The number of pages in the federal tax law grew from 400 in 1913 to over 72,000 in 2011. The increase in complexity can be attributed to an increase in the number and range of activities being taxed, an increase in the number of exemptions, credits, and deductions available, an increase in the subtlety of the rules governing taxation and the edge cases explicitly spelled out based on historical experience, and an increase in the base of taxpayers making it necessary to offer longer, more explicit instructions for less sophisticated taxpayers. As an example, whereas the initial versions of Form 1040 came only with a rate schedule included in the tax form itself, the IRS now publishes a complete tax table for taxable income up to $100,000 so that people can directly look up their tax liability from their taxable income without having to do complicated arithmetic calculations based on the rate schedule. The IRS still publishes its rate schedule so that people can quickly compute their approximate tax liability, and lets people with incomes of over $100,000 compute their taxes directly using the Tax Computation Worksheet.

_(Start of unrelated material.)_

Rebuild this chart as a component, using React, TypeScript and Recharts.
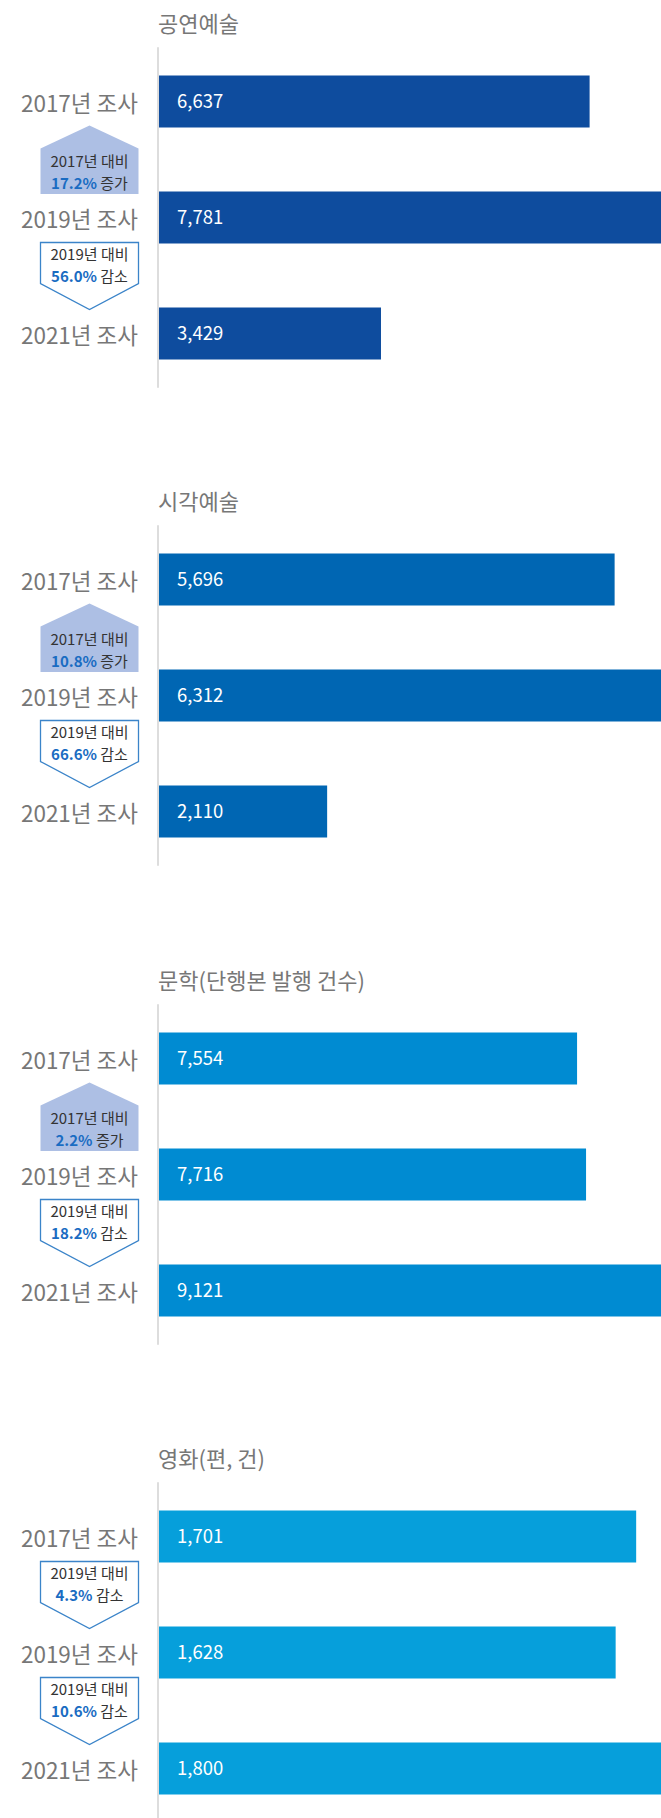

In addition to an increase in the complexity of the form, the tax rates have also increased, though the increase in tax rates has not been steady (with huge upswings and downswings) in contrast with the steady increase in tax complexity.

===Cost of filing===

For tax return preparation, Americans spent roughly 20 percent of the amount collected in taxes (estimating the compliance costs and efficiency costs is difficult because neither the government nor taxpayers maintain regular accounts of these costs). As of 2013, there were more tax preparers in the US (1.2 million) than there were law enforcement officers (765 thousand) and firefighters (310,400) combined. The National Taxpayers Union estimated the 2018 compliance cost at 11 hours per form 1040 vs. 12 hours in 2017, with a total of $92.5 billion spent in individual income tax compliance vs. $94.27 billion in 2017.

In 2008, 57.8 percent of tax returns were filed with assistance from paid tax preparers, compared to about 20 percent of taxpayers employing a paid preparer in the 1950s.